NUCNC, B. Burlesque twerk in front of Tech, protest NUPD


Binah Schatsky/The Daily Northwestern

protest-meets-twerk session. Photo: Binah Schatsky/The Daily Northwestern Photo caption:

Tal Schatsky, Assistant Campus Editor

Northwestern Community Not Cops partnered with B. Burlesque Monday night for a protest-meets-dance party in the street outside the Technological Institute at 2145 Sheridan Rd.

About 50 students met outside Searle Hall before marching north on Sheridan Road and forming a circle outside Tech. Music played as students danced, cheered and drummed. To kick off the dancing, a speaker from B. Burlesque addressed the crowd.

“We stand here today to fight for and support the comfort and belonging of Black students on this campus,” they said. “And with that, we’re going to begin the twerk session as protest for our Black and Brown bodies and to (signify) our pride in our bodies and sexuality and sensuality.”

As students danced to Twerk by City Girls, THICK by DJ Chose, Don’t Stop by Megan Thee Stallion, The Wobble by V.I.C. and WAP by Cardi B and Megan Thee Stallion, two Evanston Police Department cars stood a few feet back, with cameras recording. At the beginning of the march, an officer repeated an announcement made Friday night that protest activities would be recorded and protesters should have “no expectation of privacy.”

Several other EPD cars were parked further down the street and stood blocking intersections down Sheridan Road.

As the group gathered outside Searle, they began the evening with two steps recently integrated into the NUCNC protest routine. The first was a participant check-in. In small groups led by protest marshalls, protesters checked in with one another sharing one word to describe how they were feeling. The second was a Land Acknowledgement.

Organizers recognized the Indigenous peoples including the Council of Three Fires — the Ojibwe, Odawa and Potawatomi people — as well as the Menominee, Ho-Chunk and Miami peoples who interacted with the land NU sits on pre-colonialism. The group also recognized how their fight for Black liberation is tied to a history of colonialism.

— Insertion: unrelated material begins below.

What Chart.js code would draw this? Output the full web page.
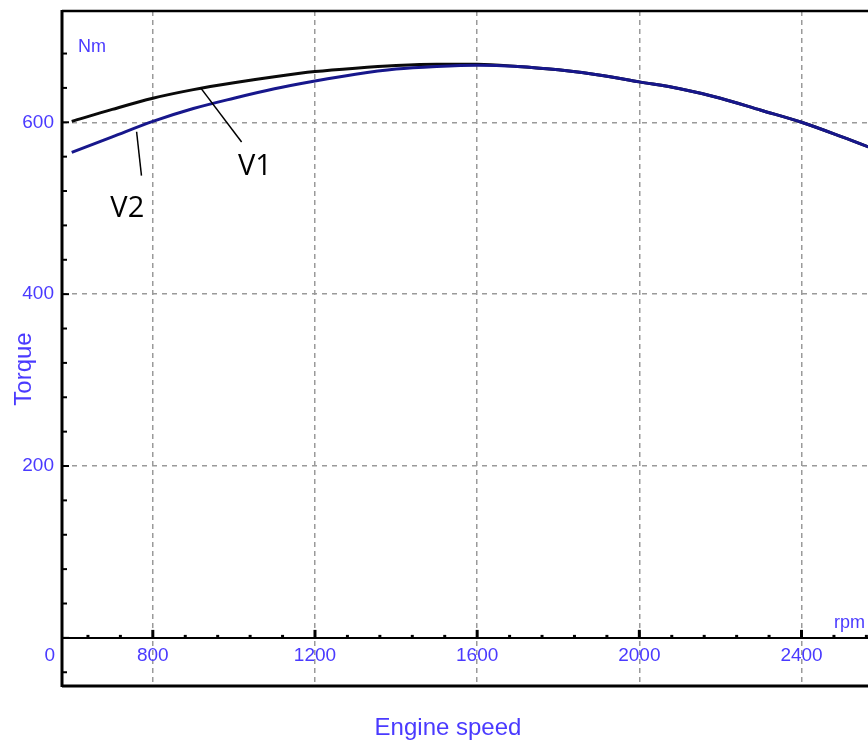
<!DOCTYPE html>
<html>
<head>
<meta charset="utf-8">
<script src="https://cdn.jsdelivr.net/npm/chart.js@4"></script>
<style>
  html, body { margin: 0; padding: 0; background: #fff; }
  canvas { display: block; }
</style>
</head>
<body>
<canvas id="torqueChart" width="868" height="747"></canvas>
<script>
// engine speed samples (rpm) and torque readings (Nm)
const rpm = [600, 700, 800, 900, 1000, 1100, 1200, 1300, 1400, 1500, 1600, 1700, 1800, 1900, 2000, 2100, 2200, 2300, 2400, 2500, 2600];
const torqueV1 = [601, 615, 628, 638, 646, 653, 659, 663, 666, 667.5, 667.5, 665, 661, 655, 647, 639, 628, 614, 600, 583, 565];
const torqueV2 = [565, 583, 601, 616, 628, 639, 648, 656, 662, 665, 666.5, 665, 661, 655, 647, 639, 628, 614, 600, 583, 565];

const xTicks = [800, 1200, 1600, 2000, 2400];
const yTicks = [200, 400, 600];

// leader labels, in data units: [text, labelRpm, labelNm, fromRpm, fromNm, toRpm, toNm]
const callouts = [
    ['V1', 1052, 548, 918, 640, 1019, 577],
    ['V2', 737, 499, 760, 589, 772, 538]
];

const labelBlue = '#4a3aff';

const framePlugin = {
    id: 'frame',
    afterDraw(chart) {
        const ctx = chart.ctx;
        const a = chart.chartArea;
        const xs = chart.scales.x;
        const ys = chart.scales.y;
        const y0 = ys.getPixelForValue(0);
        ctx.save();
        ctx.strokeStyle = '#000';
        ctx.lineCap = 'butt';

        // outer frame
        ctx.lineWidth = 3;
        ctx.beginPath();
        ctx.moveTo(a.left, a.top - 1);
        ctx.lineTo(a.left, a.bottom + 1);
        ctx.stroke();
        ctx.beginPath();
        ctx.moveTo(a.left, a.bottom);
        ctx.lineTo(a.right, a.bottom);
        ctx.stroke();
        ctx.lineWidth = 2.5;
        ctx.beginPath();
        ctx.moveTo(a.left, a.top);
        ctx.lineTo(a.right, a.top);
        ctx.stroke();

        // zero line
        ctx.lineWidth = 2;
        ctx.beginPath();
        ctx.moveTo(a.left, y0);
        ctx.lineTo(a.right, y0);
        ctx.stroke();

        // y ticks every 40 Nm
        ctx.lineWidth = 2;
        for (let v = -40; v <= 680; v += 40) {
            const py = ys.getPixelForValue(v);
            const len = v % 200 === 0 ? 7 : 5;
            ctx.beginPath();
            ctx.moveTo(a.left, py);
            ctx.lineTo(a.left + len, py);
            ctx.stroke();
        }

        // x ticks every 80 rpm on the zero line
        ctx.lineWidth = 3;
        for (let v = 640; v <= 2560; v += 80) {
            const px = xs.getPixelForValue(v);
            const len = v % 400 === 0 ? 8 : 3;
            ctx.beginPath();
            ctx.moveTo(px, y0 - len);
            ctx.lineTo(px, y0);
            ctx.stroke();
        }

        // tick labels
        ctx.fillStyle = labelBlue;
        ctx.font = '19px "Liberation Sans"';
        ctx.textBaseline = 'middle';
        ctx.textAlign = 'right';
        yTicks.forEach(v => ctx.fillText(String(v), a.left - 8, ys.getPixelForValue(v)));
        ctx.fillText('0', a.left - 7, y0 + 18);
        ctx.textAlign = 'center';
        xTicks.forEach(v => ctx.fillText(String(v), xs.getPixelForValue(v), y0 + 18));

        // units
        ctx.font = '18px "Liberation Sans"';
        ctx.textAlign = 'left';
        ctx.fillText('Nm', a.left + 16, 47);
        ctx.fillText('rpm', 834, y0 - 15);

        // axis titles
        ctx.font = '24px "Liberation Sans"';
        ctx.textAlign = 'center';
        ctx.fillText('Engine speed', 448, 728);
        ctx.save();
        ctx.translate(24, 369);
        ctx.rotate(-Math.PI / 2);
        ctx.fillText('Torque', 0, 0);
        ctx.restore();

        // series callouts
        ctx.fillStyle = '#000';
        ctx.strokeStyle = '#000';
        ctx.lineWidth = 1.5;
        ctx.font = '29px "Open Sans"';
        callouts.forEach(([txt, lx, ly, fx, fy, tx, ty]) => {
            ctx.beginPath();
            ctx.moveTo(xs.getPixelForValue(fx), ys.getPixelForValue(fy));
            ctx.lineTo(xs.getPixelForValue(tx), ys.getPixelForValue(ty));
            ctx.stroke();
            ctx.fillText(txt, xs.getPixelForValue(lx), ys.getPixelForValue(ly));
        });
        ctx.restore();
    }
};

const ctx = document.getElementById('torqueChart').getContext('2d');
new Chart(ctx, {
    type: 'line',
    data: {
        datasets: [{
            label: 'V2',
            data: rpm.map((r, i) => ({ x: r, y: torqueV2[i] })),
            borderColor: '#17178c',
            borderWidth: 3,
            pointRadius: 0,
            cubicInterpolationMode: 'monotone',
            order: 0
        }, {
            label: 'V1',
            data: rpm.map((r, i) => ({ x: r, y: torqueV1[i] })),
            borderColor: '#0a0a0a',
            borderWidth: 3,
            pointRadius: 0,
            cubicInterpolationMode: 'monotone',
            order: 1
        }]
    },
    options: {
        responsive: false,
        animation: false,
        devicePixelRatio: 1,
        layout: {
            padding: { left: 62, top: 11, right: 0, bottom: 61 }
        },
        scales: {
            x: {
                type: 'linear',
                min: 576,
                max: 2564,
                afterBuildTicks: (scale) => { scale.ticks = xTicks.map(v => ({ value: v })); },
                afterFit: (scale) => { scale.height = 0; },
                ticks: { display: false },
                border: { display: false, dash: [5, 4] },
                grid: { color: '#9a9a9a', lineWidth: 1.5, drawTicks: false }
            },
            y: {
                type: 'linear',
                min: -56,
                max: 729.5,
                afterBuildTicks: (scale) => { scale.ticks = yTicks.map(v => ({ value: v })); },
                afterFit: (scale) => { scale.width = 0; },
                ticks: { display: false },
                border: { display: false, dash: [5, 5] },
                grid: { color: '#9a9a9a', lineWidth: 1.5, drawTicks: false }
            }
        },
        plugins: {
            legend: { display: false },
            tooltip: { enabled: false }
        }
    },
    plugins: [framePlugin]
});
</script>
</body>
</html>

“We believe and acknowledge that we exist, march and fight upon land that is stolen,” one protester said to the crowd. “We are fighting for the liberation of all Black, Brown and Indigenous peoples.”

After the group marched to Tech, B. Burlesque, a dance interest group that promotes body and sex positivity for students of color, launched the action with a statement expressing solidarity for students demanding police divestment.

The statement, later shared on social media, told the story of a B. Burlesque show interrupted by police presence last Winter Quarter.

“We understand the harm, tension, violence and trauma caused by policing entities, particularly in POC spaces and are committed to uplifting community resources and groups,” the B. Burlesque speaker said.